In 1981, the Festival du Voyageur purchased an empty warehouse, located at 768 Taché Avenue, for administrative offices and to be used for an additional venue. The building became known as the Rendez-Vous and eventually came to include a bar named Le Canot.

From February to October 2001, a large house was constructed in Fort Gibraltar for the event. The house is called the Maison du Bourgeois.

The Rendez-Vous building on Taché was put up for sale in 2003, and sold in 2006. New administrative offices were found in a building at 233 Provencher Avenue, and it came to also feature a store called the Boutique du voyageur.

In 2005, a year-round interpretive centre was built in Fort Gibraltar.

In 2011, The Festival was awarded the Award of Excellence – Promotion of Linguistic Duality by the Commissioner of Official Languages Graham Fraser for its contribution to the vitality of the Franco-Manitoban Community.

In 2021, due to the COVID-19 pandemic, Festival du Voyageur offered virtual programming and broadcast its concert events over YouTube and Facebook.

=== Attendance ===

| Year | Attendance |
|---|---|
| 2025 | 67,380 |
| 2024 | 74,975 |
| 2023 | 76,000 |
| 2022 | 16,470 |
| 2021 | Virtual only |
| 2020 | 73,675 |
| 2019 | 96,000 |
| 2018 | 93,400 |
| 2017 | 94,000 |
| 2016 | 102,000 |
| 2015 | 91,000 |
| 2014 | 100,000 |
| 2013 | 97,000 |
| 2012 | 95,000 |
| 2011 | 97,000 |

==Current operation==
In 2025, the festival saw volunteers donate 12,946 hours of work.

The festival employs around 10 permanent staff and employs approximately 200 temporary staff during the February event. In 2025, the festival's expenses were approximately $3.6m.

In 2025, 181 artists were on 7 stages for a total of 282 hours of performance.
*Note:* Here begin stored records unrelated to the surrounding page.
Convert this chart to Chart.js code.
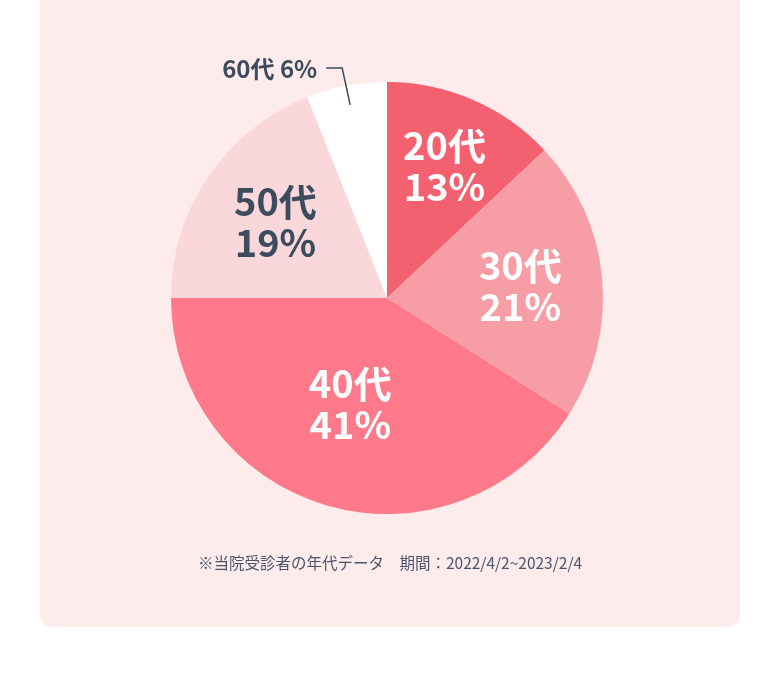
<!DOCTYPE html>
<html>
<head>
<meta charset="utf-8">
<script src="https://cdn.jsdelivr.net/npm/chart.js@4/dist/chart.umd.min.js"></script>
<style>
  html, body { margin: 0; padding: 0; background: #fff; }
  body { width: 780px; height: 699px; position: relative; overflow: hidden; }
  .card { position: absolute; left: 40px; top: -20px; width: 700px; height: 647px; background: #fdeceb; border-radius: 12px; }
  #pie { position: absolute; left: 0; top: 0; }
  .note { position: absolute; left: 0; width: 780px; top: 551px; text-align: center;
          font-family: "Noto Sans CJK JP", sans-serif; font-size: 15.5px; color: #4a556c; }
</style>
</head>
<body>
<div class="card"></div>
<canvas id="pie" width="780" height="699"></canvas>
<div class="note">※当院受診者の年代データ　期間：2022/4/2~2023/2/4</div>
<script>
// 年代別の割合 (%)
var ageLabels = ['20代', '30代', '40代', '50代', '60代'];
var ageShares = [13, 21, 41, 19, 6];
var sliceColors = ['#f3606f', '#f79da6', '#fe7a8a', '#fad7da', '#ffffff'];
var textColors = ['#ffffff', '#ffffff', '#ffffff', '#3d4b5e', '#3d4b5e'];

// 内側ラベルの位置（半径に対する比率と横方向の微調整）
var labelRadius = [0.67, 0.62, 0.51, 0.63];
var labelShiftX = [0, 0, -6, 1];

var sliceLabels = {
    id: 'sliceLabels',
    afterDatasetsDraw: function(chart) {
        var ctx = chart.ctx;
        var arcs = chart.getDatasetMeta(0).data;
        ctx.save();
        ctx.textAlign = 'center';
        ctx.textBaseline = 'middle';
        for (var i = 0; i < arcs.length; i++) {
            var a = arcs[i];
            var mid = (a.startAngle + a.endAngle) / 2;
            var txt1 = ageLabels[i];
            var txt2 = ageShares[i] + '%';
            ctx.fillStyle = textColors[i];
            if (i < 4) {
                var r = a.outerRadius * labelRadius[i];
                var x = a.x + Math.cos(mid) * r + labelShiftX[i];
                var y = a.y + Math.sin(mid) * r;
                ctx.font = 'bold 38px "Noto Sans CJK JP", sans-serif';
                ctx.fillText(txt1, x, y - 20);
                ctx.fillText(txt2, x, y + 21);
            } else {
                // 小さい区分は外側に引き出し線付きで表示
                var sx = a.x + Math.cos(mid) * a.outerRadius * 0.91;
                var sy = a.y + Math.sin(mid) * a.outerRadius * 0.91;
                var ey = a.y - a.outerRadius - 14;
                ctx.strokeStyle = '#3d4b5e';
                ctx.lineWidth = 1.5;
                ctx.beginPath();
                ctx.moveTo(sx, sy);
                ctx.lineTo(sx - 8, ey);
                ctx.lineTo(sx - 24, ey);
                ctx.stroke();
                ctx.textAlign = 'right';
                ctx.font = 'bold 24px "Noto Sans CJK JP", sans-serif';
                ctx.fillText(txt1 + ' ' + txt2, sx - 33, ey + 1);
            }
        }
        ctx.restore();
    }
};

var ctx = document.getElementById('pie').getContext('2d');
new Chart(ctx, {
    type: 'pie',
    data: {
        labels: ageLabels,
        datasets: [{
            data: ageShares,
            backgroundColor: sliceColors,
            borderWidth: 0
        }]
    },
    options: {
        responsive: false,
        animation: false,
        layout: { padding: { left: 171, right: 177, top: 82, bottom: 185 } },
        plugins: {
            legend: { display: false },
            tooltip: { enabled: false }
        }
    },
    plugins: [sliceLabels]
});
</script>
</body>
</html>
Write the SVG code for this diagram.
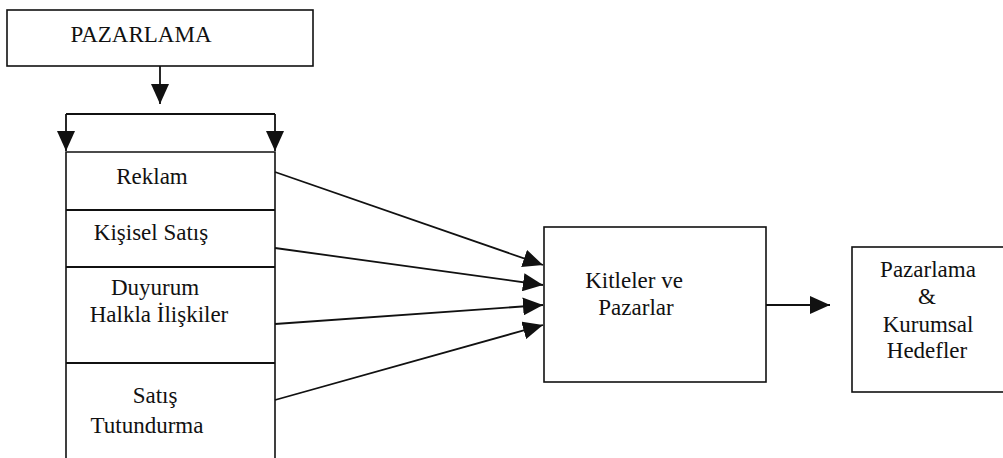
<svg xmlns="http://www.w3.org/2000/svg" width="1003" height="458" viewBox="0 0 1003 458">
  <style>
    .box { fill: #ffffff; stroke: #111111; stroke-width: 1.6; }
    .edge { fill: none; stroke: #111111; stroke-width: 1.8; }
    .lbl { font-size: 23px; fill: #111111; text-anchor: middle; }
  </style>
  <defs>
    <marker id="head" markerUnits="userSpaceOnUse" markerWidth="20" markerHeight="18" refX="20" refY="9" orient="auto">
      <path d="M0,0 L20,9 L0,18 Z" fill="#111111"/>
    </marker>
  </defs>
  <rect width="1003" height="458" fill="#ffffff"/>

  <g font-family="'Liberation Serif', 'DejaVu Serif', serif">
  <!-- top node -->
  <g id="pazarlama">
    <rect class="box" x="7" y="10" width="306" height="56"/>
    <text class="lbl" x="141" y="42">PAZARLAMA</text>
  </g>

  <!-- stacked promotion-mix column (open at the bottom) -->
  <g id="karma">
    <path class="box" d="M66,458 V152 H275 V458"/>
    <path class="edge" d="M66,210 H275 M66,267 H275 M66,363 H275"/>
    <g id="reklam"><text class="lbl" x="152" y="184">Reklam</text></g>
    <g id="kisisel-satis"><text class="lbl" x="151" y="240">Kişisel Satış</text></g>
    <g id="duyurum"><text class="lbl" x="155" y="295">Duyurum</text>
      <text class="lbl" x="159" y="322">Halkla İlişkiler</text></g>
    <g id="satis-tutundurma"><text class="lbl" x="155" y="403">Satış</text>
      <text class="lbl" x="147" y="433">Tutundurma</text></g>
  </g>

  <g id="kitleler">
    <rect class="box" x="544" y="227" width="222" height="155"/>
    <text class="lbl" x="634" y="288">Kitleler ve</text>
    <text class="lbl" x="636" y="315">Pazarlar</text>
  </g>

  <g id="hedefler">
    <rect class="box" x="852" y="247" width="160" height="145"/>
    <text class="lbl" x="928" y="277">Pazarlama</text>
    <text class="lbl" x="927" y="304">&amp;</text>
    <text class="lbl" x="928" y="332">Kurumsal</text>
    <text class="lbl" x="927" y="358">Hedefler</text>
  </g>
  </g>

  <!-- connectors -->
  <g id="connectors">
    <line class="edge" x1="160" y1="66" x2="160" y2="104" marker-end="url(#head)"/>
    <path class="edge" d="M66,114 H275"/>
    <line class="edge" x1="66" y1="114" x2="66" y2="151" marker-end="url(#head)"/>
    <line class="edge" x1="275" y1="114" x2="275" y2="151" marker-end="url(#head)"/>
    <line class="edge" x1="275" y1="172" x2="543" y2="265" marker-end="url(#head)"/>
    <line class="edge" x1="275" y1="248" x2="543" y2="285" marker-end="url(#head)"/>
    <line class="edge" x1="275" y1="324" x2="543" y2="305" marker-end="url(#head)"/>
    <line class="edge" x1="275" y1="400" x2="543" y2="325" marker-end="url(#head)"/>
    <line class="edge" x1="766" y1="305" x2="830" y2="305" marker-end="url(#head)"/>
  </g>
</svg>
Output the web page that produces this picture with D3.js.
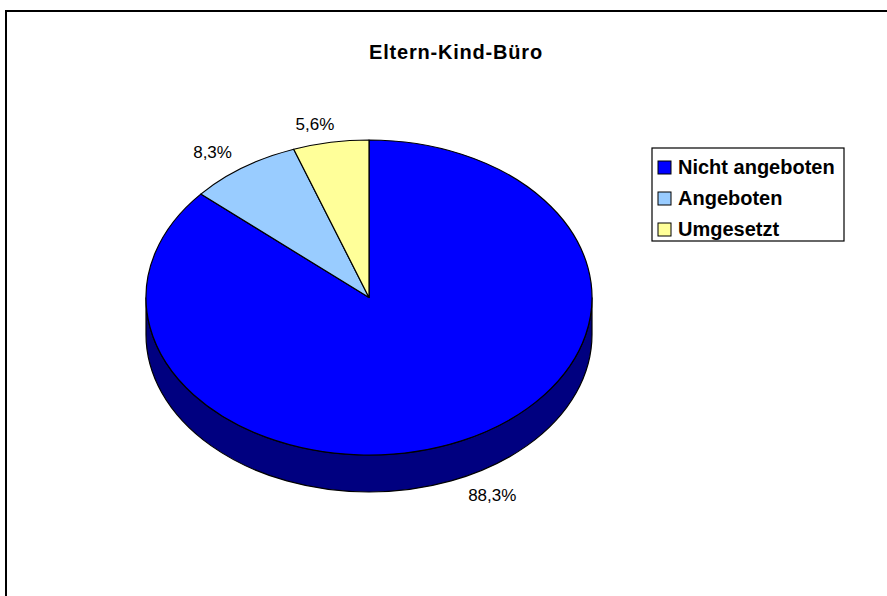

=== Sponsors and Partners===
As of January 2026, organizations affiliated with the Festival du Voyageur include:

- Official partners: Air Canada, Bell MTS, Assiniboine Credit Union, Canada Life, Fairmont, Manitoba Liquor & Lotteries, Nonsuch Brewing, and SiriusXM.
- Premier sponsors: Payworks, Red River Co-op, Prairie Mobile Communications, and Université de Saint-Boniface.
- Major sponsors: Alberta Pure, Brio Insurance, Canadian Club, Canadian Parents for French, Franco-Manitoban Cultural Centre, Cerberus Security, CN Rail, Conseil jeunesse provincial (“Provincial Youth Council”), Enns Brothers, Firewood Manitoba, Go RV Winnipeg, Greenwoods Dental, Industrial Metals, International Fur Dressers & Dyers, Johnson Group, Manitoba Film & Music, MB Live, Premier Tyndall, Qualico, Recycle Everywhere, Compassion Network, Francophone Society of Manitoba, and Windy Day Woodworks.
- Media sponsors: ALT 94.3, BOUNCE 99.9, CTV, Envol 91 FM, Golden West Broadcasting, La Liberté, NCI FM, QX104, Ici Radio-Canada Première, Winnipeg Free Press, and Virgin Radio.
- "Friends of Festival:" 100 Nons, Anvil Tree, Avenir IT, Country John's Portable Toilet Rentals, Dead Horse Cider, Continuing Education (USB), Éducatrices et éducateurs Francophones du Manitoba, Efficiency Manitoba, Falcon Ridge Ski, Fireball, Fort Group, Hub International, Legal Locksmith, Maxim Truck & Trailer, Ocean Trailer, Patent 5, Peg-City Co-op, PepsiCo, plain bicycle, Prism Kombucha, Royal Canadian Mint, Showpass, TDS Law, Tétrault Wealth, WETT Sales, Winnipeg Airports Authority, and Winnipeg Trails Association.
- Funders: Governments of Canada, Manitoba, and Winnipeg; FrancoFonds; Musicaction; Winnipeg Arts Council; and The Winnipeg Foundation.